The NDRC and NEA realised that more and more enterprises are willing to pay additional costs for green power. The organisations also know that new technologies such as blockchain can help to comprehensively record green power production, transactions, and consumption, and make them more traceable. Because of this, they jointly promoted the market’s launch to cover 17 provinces with active green power activities. The trading activities are aligned with China’s peak carbon and carbon neutral targets, as has been expressed by the country’s leadership.
However, the two national grid companies, State Grid and the Southern Power Grid, have been tasked with the responsibility for establishing the enabling market facilities, including the location of facilitating infrastructure, hardware and software.
Currently China’s green power market consists of two separate, parallel centres – one located in Beijing, under the leadership of Beijing Electric Power Trading Centre, and the other in Guangzhou, under the leadership of Guangzhou Electric Power Trading Centre. The former is a subsidiary of China’s State Grid, and the latter belongs to China Southern Power Grid.
China State Grid is the nation’s major grid company and also the world’s largest power network operator. The grid connects 88% of the country and serves a population of more than 1.1 billion. All green power traded in its scope will be handled in the trading centre of Beijing. China Southern Power Grid is the other national grid, which covers five provinces and a total population of more than 230 million. All green power transactions in the five provinces it covers will be traded in Guangzhou.
CGN New Energy, as one of the largest green power producers of China, has signed long-term sales contracts with multinationals such as Shell, Yili, Tencent and Linde Group, to secure 1.97 TWh of future output, of which 1.25 TWh was traded in Beijing and the rest in Guangzhou.
There are two major trading modes in the market at this initial stage. The first is the direct deal between power maker and power consumer, essentially a power purchase agreement (PPA). Several methods, including bilateral agreements, or a purchase under auction, are offered to both the buyer and seller to effect such a direct transaction.
The second trading mode is via the two national grid companies. Under this model, the State Grid in Beijing and the Southern Power Grid in Guangzhou plays the role of the sole market operator and will provide purchase or sales services to the green power generators to all market participants. The grid company will provide green power not only purchased in the market, but also purchased outside the market, and will even include subsidised green power from specific provinces if there is not too much grid-parity green power available on the market. Buyers can purchase green power from the sole market maker through a bidding system.
What is the price?
With the commercialisation of green power via the market, the environmental value (ENV) of green power is recognised. The green power that has been traded on the market since its commencement has been approximately 5% to 10% above conventional power prices. This extra cost gives the buyer utilisation of green power to fulfil their social responsibility commitments while compensating solar and wind developers in lieu of government incentives.
How green is ‘green?’
For every transaction of green power in the market, the buyer will get a Green Power Consumption Certificate jointly issued by the trading centre and China State Grid’s Blockchain Identification Centre. The certificate, which utilises blockchain technology, records all information related to the generation, transmission and trading of the green power and, by virtue of the blockchain, can’t be modified by any single party. This certificate takes the place of so-called “Green Cards,” which used to be a proof of green power purchase under the former mechanism.

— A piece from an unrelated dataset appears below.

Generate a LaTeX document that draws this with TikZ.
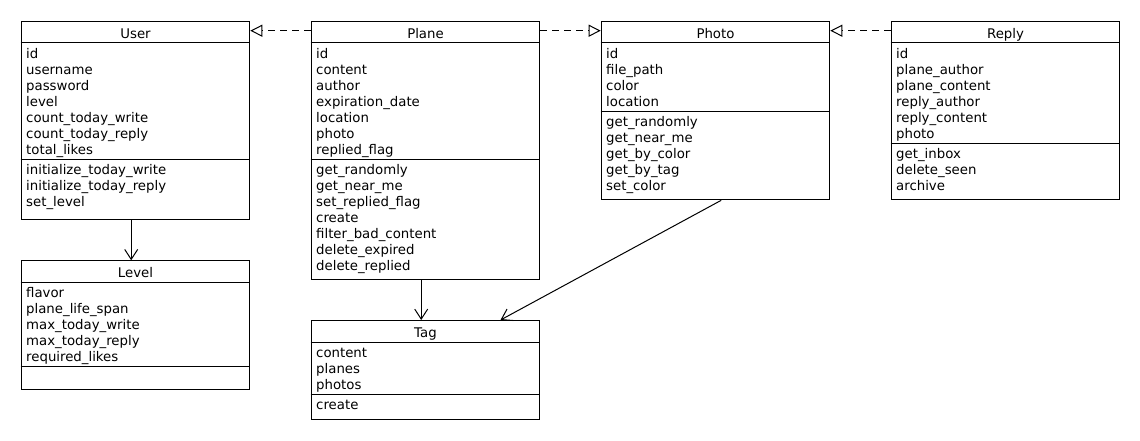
\documentclass[tikz,border=0pt]{standalone}
\usepackage{fontspec}
\setmainfont{DejaVu Sans}
\usetikzlibrary{arrows.meta}

\tikzset{
  classbox/.style={draw, line width=1pt, anchor=north west, inner sep=0pt, minimum width=228.6pt},
  title/.style={anchor=base, inner sep=0pt, font=\fontsize{13.3}{16}\selectfont},
  member/.style={anchor=base west, inner sep=0pt, font=\fontsize{13.3}{16}\selectfont},
  realize/.style={line width=1pt, dash pattern=on 7pt off 5pt, -{Triangle[open, length=12pt, width=12pt]}},
  assoc/.style={line width=1pt, -{Straight Barb[length=10pt, width=13pt]}},
}

\begin{document}
\begin{tikzpicture}[x=1pt, y=-1pt]
  \useasboundingbox[fill=white] (0,0) rectangle (1140,440);

  % class boxes
  \node[classbox, minimum height=198.6pt] (user) at (20.7,20.7) {};
  \node[classbox, minimum height=258.3pt] (plane) at (310.7,20.7) {};
  \node[classbox, minimum height=178.6pt] (photo) at (600.7,20.7) {};
  \node[classbox, minimum height=178.6pt] (reply) at (890.7,20.7) {};
  \node[classbox, minimum height=129pt] (level) at (20.7,260.3) {};
  \node[classbox, minimum height=98.6pt] (tag) at (310.7,320) {};

  % compartments
  \foreach \c in {user, plane, photo, reply, level, tag}
    \draw[line width=1pt] ([yshift=-22pt]\c.north west) -- ([yshift=-22pt]\c.north east);
  \foreach \c/\d in {user/138.3, plane/138.3, photo/90.3, reply/122.3, level/106.3, tag/74.3}
    \draw[line width=1pt] ([yshift=-\d pt]\c.north west) -- ([yshift=-\d pt]\c.north east);

  % titles
  \foreach \c/\t in {user/User, plane/Plane, photo/Photo, reply/Reply, level/Level, tag/Tag}
    \node[title] (\c-title) at ([yshift=-17.6pt]\c.north) {\t};

  % User
  \foreach \m [count=\i] in {id, username, password, level, count\_today\_write, count\_today\_reply, total\_likes}
    \node[member] (user-a\i) at ([shift={(5.3,21.6+16*\i)}]user.north west) {\m};
  \foreach \m [count=\i] in {initialize\_today\_write, initialize\_today\_reply, set\_level}
    \node[member] (user-m\i) at ([shift={(5.3,137.8+16*\i)}]user.north west) {\m};

  % Plane
  \foreach \m [count=\i] in {id, content, author, expiration\_date, location, photo, replied\_flag}
    \node[member] (plane-a\i) at ([shift={(5.3,21.6+16*\i)}]plane.north west) {\m};
  \foreach \m [count=\i] in {get\_randomly, get\_near\_me, set\_replied\_flag, create, filter\_bad\_content, delete\_expired, delete\_replied}
    \node[member] (plane-m\i) at ([shift={(5.3,137.8+16*\i)}]plane.north west) {\m};

  % Photo
  \foreach \m [count=\i] in {id, file\_path, color, location}
    \node[member] (photo-a\i) at ([shift={(5.3,21.6+16*\i)}]photo.north west) {\m};
  \foreach \m [count=\i] in {get\_randomly, get\_near\_me, get\_by\_color, get\_by\_tag, set\_color}
    \node[member] (photo-m\i) at ([shift={(5.3,89.8+16*\i)}]photo.north west) {\m};

  % Reply
  \foreach \m [count=\i] in {id, plane\_author, plane\_content, reply\_author, reply\_content, photo}
    \node[member] (reply-a\i) at ([shift={(5.3,21.6+16*\i)}]reply.north west) {\m};
  \foreach \m [count=\i] in {get\_inbox, delete\_seen, archive}
    \node[member] (reply-m\i) at ([shift={(5.3,121.8+16*\i)}]reply.north west) {\m};

  % Level
  \foreach \m [count=\i] in {flavor, plane\_life\_span, max\_today\_write, max\_today\_reply, required\_likes}
    \node[member] (level-a\i) at ([shift={(5.3,21.6+16*\i)}]level.north west) {\m};

  % Tag
  \foreach \m [count=\i] in {content, planes, photos}
    \node[member] (tag-a\i) at ([shift={(5.3,21.6+16*\i)}]tag.north west) {\m};
  \node[member] (tag-m1) at ([shift={(5.3,89.8)}]tag.north west) {create};

  % relations
  \draw[realize] ([yshift=-10pt]plane.north west) -- ([yshift=-10pt]user.north east);
  \draw[realize] ([yshift=-10pt]plane.north east) -- ([yshift=-10pt]photo.north west);
  \draw[realize] ([yshift=-10pt]reply.north west) -- ([yshift=-10pt]photo.north east);
  \draw[assoc] ([xshift=-4.3pt]user.south) -- ([xshift=-4.3pt]level.north);
  \draw[assoc] ([xshift=-4.3pt]plane.south) -- ([xshift=-4.3pt]tag.north);
  \draw[assoc] ([xshift=5.7pt]photo.south) -- ([xshift=75pt]tag.north);

\end{tikzpicture}
\end{document}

The green power trade market will establish a direct channel for the purchase of energy that is generated by China’s massive wind and solar fleet, which had faced serious curtailment issues in recent years. With ambitious plans to install 60 GW to 100 GW of renewable energy in each of the next five to 10 years, there were fears installations would have been curtailed if the green power market hadn’t provided offtake opportunities.
What is more, direct green power trading encourages those enterprises with carbon emission reduction needs to join in the production chain of green power and provide capital to solar and wind developers. This greatly reduces the economic burden that the Chinese government has borne in subsidising the production of green power. Many of China’s state-owned conventional energy companies stand to benefit from the market since they are transiting their production portfolio away from fossil fuels to green power anyway.
In 2020, China consumed 7,511 TWh of electric power. On the first trading day of China’s green power trade market, around 80 TWh of green power was traded. This accounts for only 1.1% of the country’s electricity demand. However, it was a good start.
With more and more green power generated in the world’s biggest power consumer, the green power trading market will play an increasingly important role in balancing cost and price, production and consumption, and demand and supply of China’s green power.